HMS KING GEORGE V - Atlantic patrol 1941
Phillips, Commander Rex (1931-2015 ). Oil on canvas board; signed (LR). Verso is Mall Galleries' 1984 Exhibition label with title "Atlantic patrol 1941 - KGV and Walrus"..
12 x 17 ins (30.5 x 43 cms) approx
Price on Application
This original has been sold and is no longer available.
The battleship HMS KING GEORGE V was laid down under the 1936 Naval Construction Programme, the name ship of a class of five, KING GEORGE V, ANSON, DUKE OF YORK, PRINCE OF WALES and HOWE. KGV commissioned in October 1940 under the command of Captain W R Patterson and joined the Home Fleet as a 'private ship' (ie not a flagship) and her first six months in service saw her ranging the North Atlantic.
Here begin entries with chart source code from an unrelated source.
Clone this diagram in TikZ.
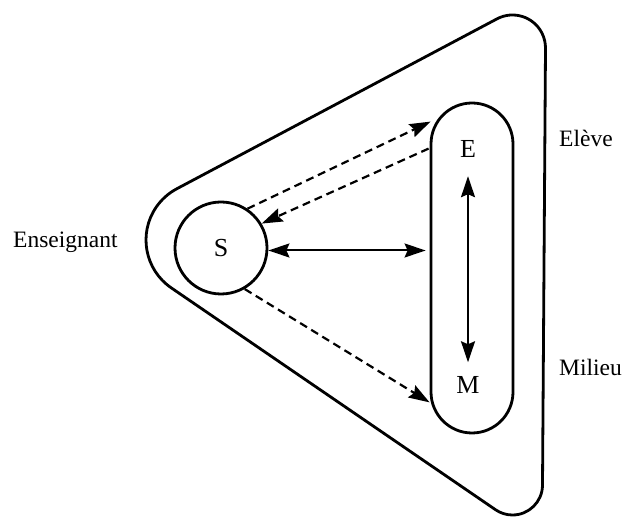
\documentclass[tikz,border=0pt]{standalone}
\usepackage{fontspec}
\setmainfont{Liberation Serif}
\usetikzlibrary{arrows.meta,calc}
\begin{document}
\begin{tikzpicture}[x=1pt,y=1pt,
  >={Stealth[length=21pt,width=14pt,inset=3pt]},
  outline/.style={line width=2.8pt},
  conn/.style={line width=2pt},
  dsh/.style={line width=2.2pt,dash pattern=on 8pt off 5pt},
  inlab/.style={font=\fontsize{26}{29}\selectfont,inner sep=0pt},
  outlab/.style={font=\fontsize{23.5}{27}\selectfont,inner sep=0pt,anchor=base west}]
\useasboundingbox (0,0) rectangle (629,518);
% outer rounded triangle (hull of three circles)
\coordinate (C1) at (204,278);
\coordinate (C2) at (512.5,470);
\coordinate (C3) at (512.5,33);
\pgfmathsetmacro{\nAB}{atan2(470-278,512.5-204)+acos((58-33)/veclen(512.5-204,470-278))}
\pgfmathsetmacro{\nBC}{atan2(33-470,0)+acos((33-30)/veclen(0,33-470))}
\pgfmathsetmacro{\nCA}{atan2(278-33,204-512.5)+acos((30-58)/veclen(204-512.5,278-33))}
\draw[outline] ($(C1)+(\nAB:58)$) -- ($(C2)+(\nAB:33)$)
  arc[start angle=\nAB, end angle=\nBC, radius=33]
  -- ($(C3)+(\nBC:30)$)
  arc[start angle=\nBC, end angle=\nCA-360, radius=30]
  -- ($(C1)+(\nCA:58)$)
  arc[start angle=\nCA, end angle=\nAB, radius=58] -- cycle;
% nodes
\node[draw,outline,circle,minimum size=92pt,inner sep=0pt,font=\fontsize{26}{29}\selectfont] (S) at (221,270) {S};
\node[draw,outline,rectangle,rounded corners=41pt,minimum width=82pt,minimum height=330pt,inner sep=0pt] (EM) at (472,250) {};
\node[inlab] (E) at (468,369.5) {E};
\node[inlab] (M) at (468,133) {M};
\node[outlab] (ens) at (13,270) {Enseignant};
\node[outlab] (ele) at (559,371) {Elève};
\node[outlab] (mil) at (559,142) {Milieu};
% connectors
\coordinate (h) at ($(EM.west)+(-4,17.5)$);
\draw[conn,<->] (S.east |- h) -- (h);
\draw[conn,<->] ([yshift=-19pt]E.south) -- ([yshift=14pt]M.north);
\coordinate (d1) at ($(EM.north west)+(1,-20)$);
\coordinate (d2) at ($(EM.north west)+(-1,-47)$);
\coordinate (d3) at ($(EM.south west)+(0,32)$);
\draw[dsh,->] (S.56) -- (d1);
\draw[dsh,->] (d2) -- (S.31);
\draw[dsh,->] (S.-60) -- (d3);
\end{tikzpicture}
\end{document}
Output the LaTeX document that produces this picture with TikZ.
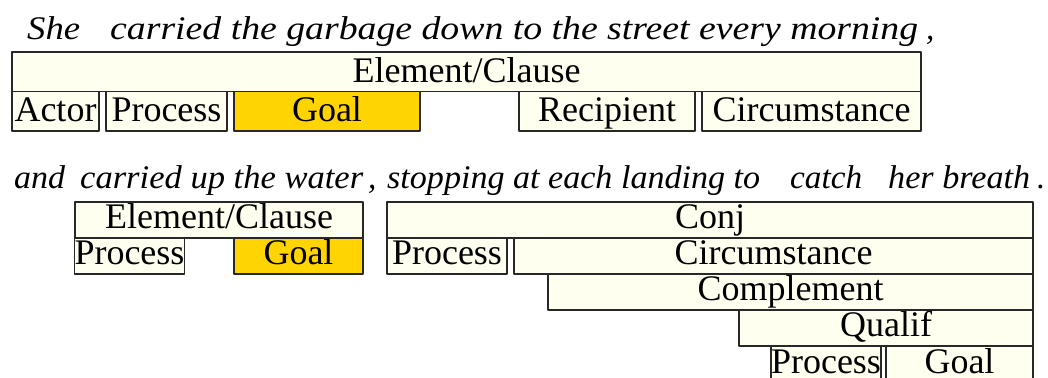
\documentclass[tikz,border=0pt]{standalone}
\usepackage{fontspec}
\setmainfont{Liberation Serif}
\usetikzlibrary{shapes}

\definecolor{cellfill}{RGB}{255,255,240}
\definecolor{goalfill}{RGB}{255,212,0}
\definecolor{cellline}{RGB}{40,40,40}
\newcommand{\wordrun}[2]{\resizebox{#1}{\height}{#2}}

\begin{document}
\begin{tikzpicture}[line join=bevel,
  cell/.style={draw=cellline,line width=1.6bp,fill=cellfill,inner xsep=0pt,inner ysep=0pt,text depth=9bp,font=\fontsize{36bp}{40bp}\selectfont},
  tall/.style={cell,text height=30.5bp},
  short/.style={cell,text height=27bp},
  goal/.style={fill=goalfill},
  words/.style={inner sep=0pt,anchor=base west,font=\fontsize{33bp}{36bp}\selectfont\itshape},
]
\useasboundingbox (0bp,0bp) rectangle (1048bp,378bp);
%% first sentence
\node (node_s0) at (27bp,338bp) [words] {\wordrun{53bp}{She}};
  \node (node_s1) at (110bp,338bp) [words] {\wordrun{808bp}{carried the garbage down to the street every morning}};
  \node (node_s2) at (926bp,338bp) [words] {,};
  \node (node_0) at (466.5bp,306.25bp) [tall,minimum width=909bp] {Element/Clause};
  \node (node_1) at (55.5bp,266.75bp) [tall,minimum width=87bp] {Actor};
  \node (node_2) at (166.5bp,266.75bp) [tall,minimum width=121bp] {Process};
  \node (node_3) at (327bp,266.75bp) [tall,goal,minimum width=186bp] {Goal};
  \node (node_4) at (607bp,266.75bp) [tall,minimum width=176bp] {Recipient};
  \node (node_5) at (811.5bp,266.75bp) [tall,minimum width=219bp] {Circumstance};
%% second sentence
\node (node_t0) at (14bp,189bp) [words] {\wordrun{51bp}{and}};
  \node (node_t1) at (80bp,189bp) [words] {\wordrun{283bp}{carried up the water}};
  \node (node_t2) at (368bp,189bp) [words] {,};
  \node (node_t3) at (387bp,189bp) [words] {\wordrun{373bp}{stopping at each landing to}};
  \node (node_t4) at (790bp,189bp) [words] {\wordrun{72bp}{catch}};
  \node (node_t5) at (888bp,189bp) [words] {\wordrun{142bp}{her breath}};
  \node (node_t6) at (1037bp,189bp) [words] {.};
  \node (node_6) at (219bp,158bp) [short,minimum width=288bp] {Element/Clause};
  \node (node_7) at (129.5bp,122bp) [short,minimum width=109bp] {Process};
  \node (node_8) at (298.5bp,122bp) [short,goal,minimum width=129bp] {Goal};
  \node (node_9) at (710bp,158bp) [short,minimum width=646bp] {Conj};
  \node (node_10) at (447bp,122bp) [short,minimum width=120bp] {Process};
  \node (node_11) at (773.5bp,122bp) [short,minimum width=519bp] {Circumstance};
  \node (node_12) at (790.5bp,86bp) [short,minimum width=485bp] {Complement};
  \node (node_13) at (886bp,50bp) [short,minimum width=294bp] {Qualif};
  \node (node_14) at (826bp,14bp) [short,minimum width=108bp] {Process};
  \node (node_15) at (959.5bp,14bp) [short,minimum width=147bp] {Goal};
%
\end{tikzpicture}
\end{document}
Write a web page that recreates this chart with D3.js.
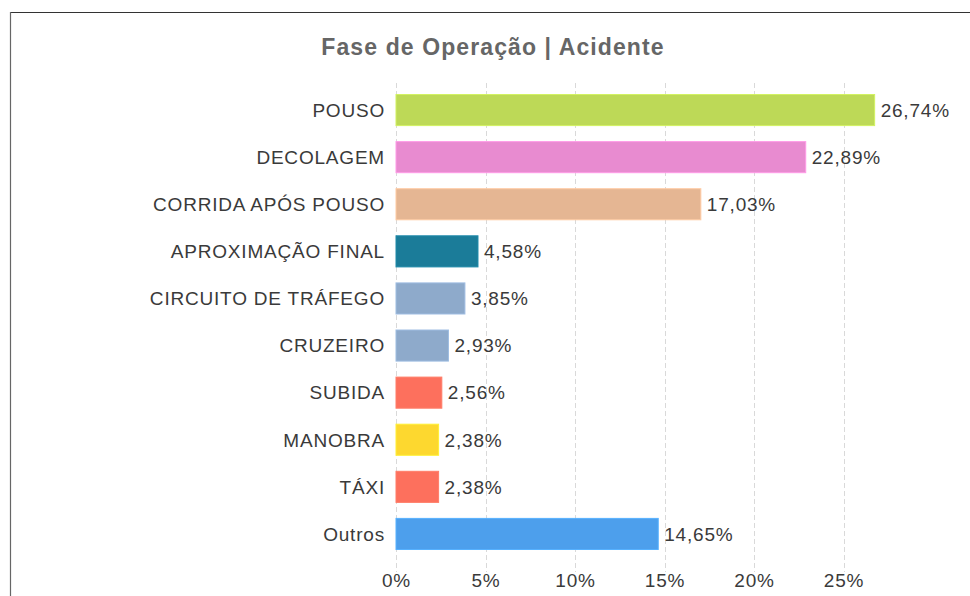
<!DOCTYPE html>
<html>
<head>
<meta charset="utf-8">
<script src="https://cdn.jsdelivr.net/npm/d3@7"></script>
<style>
  body { margin: 0; background: #fff; }
  text { font-family: "Liberation Sans", Arial, sans-serif; }
</style>
</head>
<body>
<div id="chart"></div>
<script>
var svgWidth = 970;
var svgHeight = 596;

// data
var categories = ["POUSO", "DECOLAGEM", "CORRIDA APÓS POUSO", "APROXIMAÇÃO FINAL",
    "CIRCUITO DE TRÁFEGO", "CRUZEIRO", "SUBIDA", "MANOBRA", "TÁXI", "Outros"];
var values = [26.74, 22.89, 17.03, 4.58, 3.85, 2.93, 2.56, 2.38, 2.38, 14.65];
var barColors = ["#bdd957", "#e88bd0", "#e5b693", "#1b7c99", "#8eaacb",
    "#8eaacb", "#fd705d", "#fdd82f", "#fd705d", "#4d9fec"];
var tickValues = [0, 5, 10, 15, 20, 25];

var data = categories.map(function (c, i) {
    return { name: c, value: values[i], color: barColors[i] };
});

var svg = d3.select("#chart")
    .append("svg")
    .attr("width", svgWidth)
    .attr("height", svgHeight);

// frame lines
svg.append("line")
    .attr("x1", 10).attr("x2", svgWidth)
    .attr("y1", 12.5).attr("y2", 12.5)
    .attr("stroke", "#333").attr("stroke-width", 1.2);
svg.append("line")
    .attr("x1", 10.5).attr("x2", 10.5)
    .attr("y1", 12).attr("y2", svgHeight)
    .attr("stroke", "#666").attr("stroke-width", 1.2);

// title
svg.append("text")
    .attr("x", 493)
    .attr("y", 55)
    .attr("text-anchor", "middle")
    .style("font-size", "23px")
    .style("font-weight", "bold")
    .style("letter-spacing", "1.1px")
    .attr("fill", "#666")
    .text("Fase de Operação | Acidente");

var xScale = d3.scaleLinear()
    .domain([0, 30])
    .range([396, 933]);

var yScale = d3.scaleBand()
    .domain(categories)
    .range([78.5, 565.5])
    .padding(0.34);

// dashed gridlines
svg.append("g")
    .selectAll("line")
    .data(tickValues)
    .enter()
    .append("line")
    .attr("x1", d => Math.round(xScale(d)) + 0.5)
    .attr("x2", d => Math.round(xScale(d)) + 0.5)
    .attr("y1", 83)
    .attr("y2", 572)
    .attr("stroke", "#d9d9d9")
    .attr("stroke-dasharray", "5,3");

// bars
svg.append("g")
    .selectAll("rect")
    .data(data)
    .enter()
    .append("rect")
    .attr("x", xScale(0))
    .attr("y", d => yScale(d.name))
    .attr("width", d => xScale(d.value) - xScale(0))
    .attr("height", yScale.bandwidth())
    .attr("fill", d => d.color)
    .attr("stroke", d => d3.color(d.color).brighter(0.3))
    .attr("stroke-width", 1);

// category labels
svg.append("g")
    .selectAll("text")
    .data(data)
    .enter()
    .append("text")
    .attr("x", 385)
    .attr("y", d => yScale(d.name) + yScale.bandwidth() / 2)
    .attr("dy", "0.36em")
    .attr("text-anchor", "end")
    .style("font-size", "19px")
    .style("letter-spacing", "0.8px")
    .attr("fill", "#3a3a3a")
    .text(d => d.name);

// value labels
svg.append("g")
    .selectAll("text")
    .data(data)
    .enter()
    .append("text")
    .attr("x", d => xScale(d.value) + 6)
    .attr("y", d => yScale(d.name) + yScale.bandwidth() / 2)
    .attr("dy", "0.36em")
    .style("font-size", "19px")
    .style("letter-spacing", "0.8px")
    .attr("fill", "#3a3a3a")
    .text(d => d.value.toFixed(2).replace(".", ",") + "%");

// x axis tick labels
var bottomAxis = d3.axisBottom(xScale)
    .tickValues(tickValues)
    .tickSize(0)
    .tickPadding(0)
    .tickFormat(d => d + "%");

var xAxis = svg.append("g")
    .attr("transform", "translate(0, 572)")
    .call(bottomAxis);
xAxis.select(".domain").remove();
xAxis.selectAll("text")
    .attr("dy", "0.78em")
    .style("font-size", "19px")
    .style("letter-spacing", "0.8px")
    .style("font-family", "'Liberation Sans', Arial, sans-serif")
    .attr("fill", "#3a3a3a");
</script>
</body>
</html>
In January 1941 she conveyed Britain's new ambassador, Lord Halifax, to the United States, and two months later she covered a landing force on the Lofoten Islands before embarking on a search for the German battle cruiser SCHARNHORST.
By now fully worked up and with some operational experience under her belt she hoisted the flag of the Commander-in-Chief Home Fleet, Admiral Sir John Tovey KCB DSO, and shortly afterwards became involved in the BISMARCK action, the attempt by the Home Fleet to prevent the German battleship breaking out into the North Atlantic. KGV played a decisive role throughout in orchestrating the search, prosecution and subsquent sinking of the BISMARCK.
This painting dated 1941 by the artist is possibly in that period in 1941 before she became Tovey's flagship as Rex Phillips, invariably a stickler for such detail, gives no indication of the cross of St George flying from fore or mainmast which would have denoted Admiral Tovey's presence.
Commander Rex Phillips RN (1931-2015) was a very capable artist and although without formal art training, his 34 years in the Royal Navy with much of that time being spent in aircraft carriers, cruisers, destroyers and frigates (his specialisation of navigation would have required him to spend lengthy peiods of the day and night on the bridge) made him an excellent observer of events as seen from the bridge. This coupled with service on most of the seas and oceans of the world provided a wealth of material and professional background on which to draw and it also fine tuned his artist's eye when it came to getting shapes of ships "right" and ensuring that the details with which he furnished his paintings were accurate - he brought a professional seaman's eye to them all, the sea in all its states, and the ships.
He exhibited over many years at the Royal Society of Marine Artists' (RSMA) annual exhibition in London and was a member of the Armed Forces Art Society and his works can be found in collections in America, France, Norway, Australia and Holland as well as in UK. including those in the National Museum of the Royal Navy, naval establishments, the Royal National Lifeboat Institution and many other institutions and private collections. This painting portrays the squat, very businesslike though rather graceless form of these battleships well and on the back of the canvas board he has written in pencil "Rex Phillips - Nov '83" as well as on the Mall Galleries label ("Exhibition - Boat Show 1984") his address of "15 Westbourne Avenue, Emsworth, Hants. Price in Pounds: £120".